[START OF Stored data]

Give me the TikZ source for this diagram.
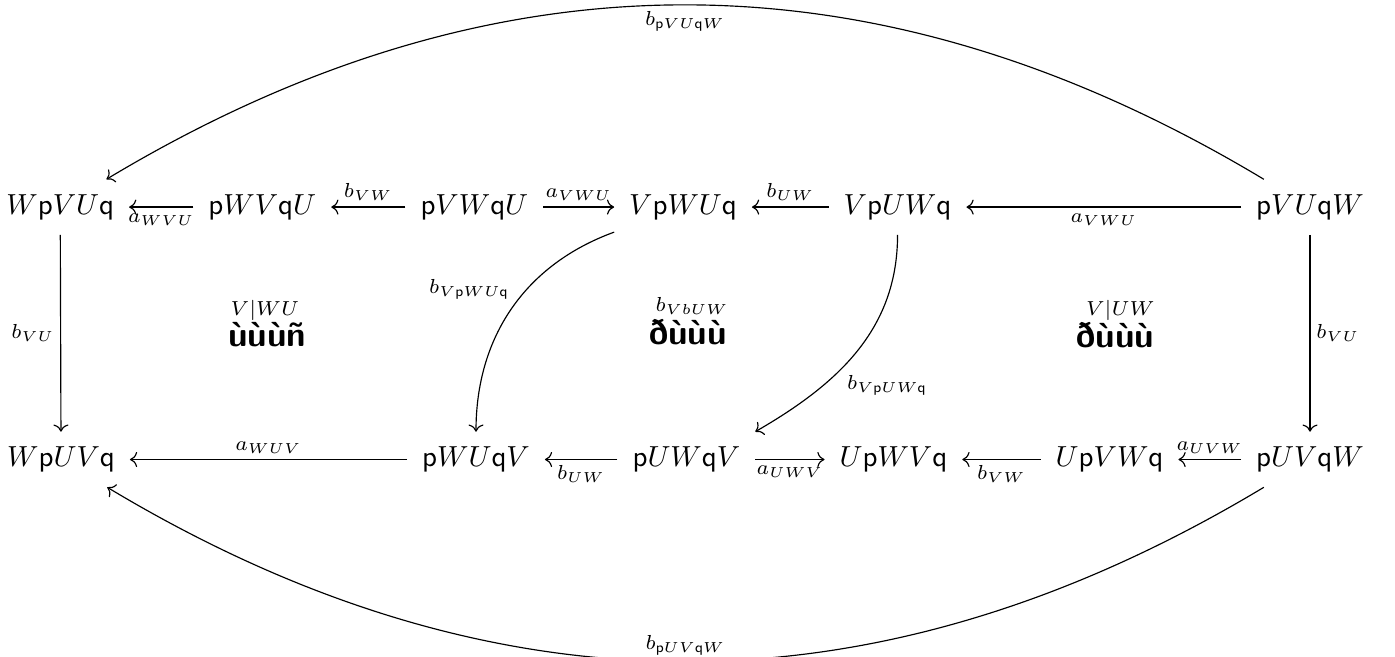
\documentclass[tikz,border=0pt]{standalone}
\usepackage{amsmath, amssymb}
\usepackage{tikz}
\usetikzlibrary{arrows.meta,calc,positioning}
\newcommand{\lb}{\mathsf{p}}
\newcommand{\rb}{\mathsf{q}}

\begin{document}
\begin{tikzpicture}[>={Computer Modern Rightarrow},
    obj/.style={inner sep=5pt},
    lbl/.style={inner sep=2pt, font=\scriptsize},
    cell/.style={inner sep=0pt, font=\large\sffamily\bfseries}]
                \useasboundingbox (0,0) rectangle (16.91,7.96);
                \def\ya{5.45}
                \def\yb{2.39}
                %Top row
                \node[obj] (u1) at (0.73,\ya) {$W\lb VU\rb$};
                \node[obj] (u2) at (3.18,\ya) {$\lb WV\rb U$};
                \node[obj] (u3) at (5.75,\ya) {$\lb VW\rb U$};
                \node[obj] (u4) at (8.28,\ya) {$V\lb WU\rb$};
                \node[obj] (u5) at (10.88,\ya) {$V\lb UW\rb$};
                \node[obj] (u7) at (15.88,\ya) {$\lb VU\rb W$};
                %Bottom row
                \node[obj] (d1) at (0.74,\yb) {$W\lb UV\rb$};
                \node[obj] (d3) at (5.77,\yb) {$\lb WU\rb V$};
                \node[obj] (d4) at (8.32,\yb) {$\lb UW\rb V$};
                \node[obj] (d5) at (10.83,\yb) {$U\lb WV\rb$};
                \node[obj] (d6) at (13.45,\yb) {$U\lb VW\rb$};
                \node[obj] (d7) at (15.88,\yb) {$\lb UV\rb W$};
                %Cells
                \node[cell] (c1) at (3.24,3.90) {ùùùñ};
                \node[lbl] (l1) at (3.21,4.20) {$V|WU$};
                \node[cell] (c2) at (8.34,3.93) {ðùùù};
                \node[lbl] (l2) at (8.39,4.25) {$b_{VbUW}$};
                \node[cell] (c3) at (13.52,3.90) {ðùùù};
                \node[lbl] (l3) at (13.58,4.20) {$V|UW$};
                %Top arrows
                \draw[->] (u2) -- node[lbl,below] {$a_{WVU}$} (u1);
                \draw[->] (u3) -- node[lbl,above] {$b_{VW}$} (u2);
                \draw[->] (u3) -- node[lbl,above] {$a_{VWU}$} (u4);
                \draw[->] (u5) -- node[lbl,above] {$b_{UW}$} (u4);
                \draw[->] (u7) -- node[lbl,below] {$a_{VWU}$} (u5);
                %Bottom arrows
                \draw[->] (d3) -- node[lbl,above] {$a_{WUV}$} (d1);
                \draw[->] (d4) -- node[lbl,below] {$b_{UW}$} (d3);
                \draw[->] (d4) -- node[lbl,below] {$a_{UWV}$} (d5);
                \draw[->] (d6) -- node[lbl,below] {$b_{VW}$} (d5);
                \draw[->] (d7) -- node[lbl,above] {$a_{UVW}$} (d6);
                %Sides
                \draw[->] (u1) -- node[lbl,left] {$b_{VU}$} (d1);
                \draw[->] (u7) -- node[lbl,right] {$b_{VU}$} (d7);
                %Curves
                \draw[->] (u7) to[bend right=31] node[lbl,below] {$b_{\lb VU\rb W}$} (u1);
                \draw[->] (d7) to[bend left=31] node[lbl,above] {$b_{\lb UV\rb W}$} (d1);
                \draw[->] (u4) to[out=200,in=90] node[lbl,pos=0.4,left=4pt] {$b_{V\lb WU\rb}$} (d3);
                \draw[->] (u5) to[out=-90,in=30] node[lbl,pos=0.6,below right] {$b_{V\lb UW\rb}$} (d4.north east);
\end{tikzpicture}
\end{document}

[END OF Stored data]

Do not include the images; transcribe the rest of the listing exactly.

Give me the TikZ source for this diagram.
\documentclass[tikz,border=0pt]{standalone}
\usepackage{amsmath, amssymb}
\usepackage{tikz}
\usetikzlibrary{arrows.meta,calc,positioning}
\newcommand{\lb}{\mathsf{p}}
\newcommand{\rb}{\mathsf{q}}

\begin{document}
\begin{tikzpicture}[>={Computer Modern Rightarrow},
    obj/.style={inner sep=5pt},
    lbl/.style={inner sep=2pt, font=\scriptsize},
    cell/.style={inner sep=0pt, font=\large\sffamily\bfseries}]
                \useasboundingbox (0,0) rectangle (16.91,7.96);
                \def\ya{5.45}
                \def\yb{2.39}
                %Top row
                \node[obj] (u1) at (0.73,\ya) {$W\lb VU\rb$};
                \node[obj] (u2) at (3.18,\ya) {$\lb WV\rb U$};
                \node[obj] (u3) at (5.75,\ya) {$\lb VW\rb U$};
                \node[obj] (u4) at (8.28,\ya) {$V\lb WU\rb$};
                \node[obj] (u5) at (10.88,\ya) {$V\lb UW\rb$};
                \node[obj] (u7) at (15.88,\ya) {$\lb VU\rb W$};
                %Bottom row
                \node[obj] (d1) at (0.74,\yb) {$W\lb UV\rb$};
                \node[obj] (d3) at (5.77,\yb) {$\lb WU\rb V$};
                \node[obj] (d4) at (8.32,\yb) {$\lb UW\rb V$};
                \node[obj] (d5) at (10.83,\yb) {$U\lb WV\rb$};
                \node[obj] (d6) at (13.45,\yb) {$U\lb VW\rb$};
                \node[obj] (d7) at (15.88,\yb) {$\lb UV\rb W$};
                %Cells
                \node[cell] (c1) at (3.24,3.90) {ùùùñ};
                \node[lbl] (l1) at (3.21,4.20) {$V|WU$};
                \node[cell] (c2) at (8.34,3.93) {ðùùù};
                \node[lbl] (l2) at (8.39,4.25) {$b_{VbUW}$};
                \node[cell] (c3) at (13.52,3.90) {ðùùù};
                \node[lbl] (l3) at (13.58,4.20) {$V|UW$};
                %Top arrows
                \draw[->] (u2) -- node[lbl,below] {$a_{WVU}$} (u1);
                \draw[->] (u3) -- node[lbl,above] {$b_{VW}$} (u2);
                \draw[->] (u3) -- node[lbl,above] {$a_{VWU}$} (u4);
                \draw[->] (u5) -- node[lbl,above] {$b_{UW}$} (u4);
                \draw[->] (u7) -- node[lbl,below] {$a_{VWU}$} (u5);
                %Bottom arrows
                \draw[->] (d3) -- node[lbl,above] {$a_{WUV}$} (d1);
                \draw[->] (d4) -- node[lbl,below] {$b_{UW}$} (d3);
                \draw[->] (d4) -- node[lbl,below] {$a_{UWV}$} (d5);
                \draw[->] (d6) -- node[lbl,below] {$b_{VW}$} (d5);
                \draw[->] (d7) -- node[lbl,above] {$a_{UVW}$} (d6);
                %Sides
                \draw[->] (u1) -- node[lbl,left] {$b_{VU}$} (d1);
                \draw[->] (u7) -- node[lbl,right] {$b_{VU}$} (d7);
                %Curves
                \draw[->] (u7) to[bend right=31] node[lbl,below] {$b_{\lb VU\rb W}$} (u1);
                \draw[->] (d7) to[bend left=31] node[lbl,above] {$b_{\lb UV\rb W}$} (d1);
                \draw[->] (u4) to[out=200,in=90] node[lbl,pos=0.4,left=4pt] {$b_{V\lb WU\rb}$} (d3);
                \draw[->] (u5) to[out=-90,in=30] node[lbl,pos=0.6,below right] {$b_{V\lb UW\rb}$} (d4.north east);
\end{tikzpicture}
\end{document}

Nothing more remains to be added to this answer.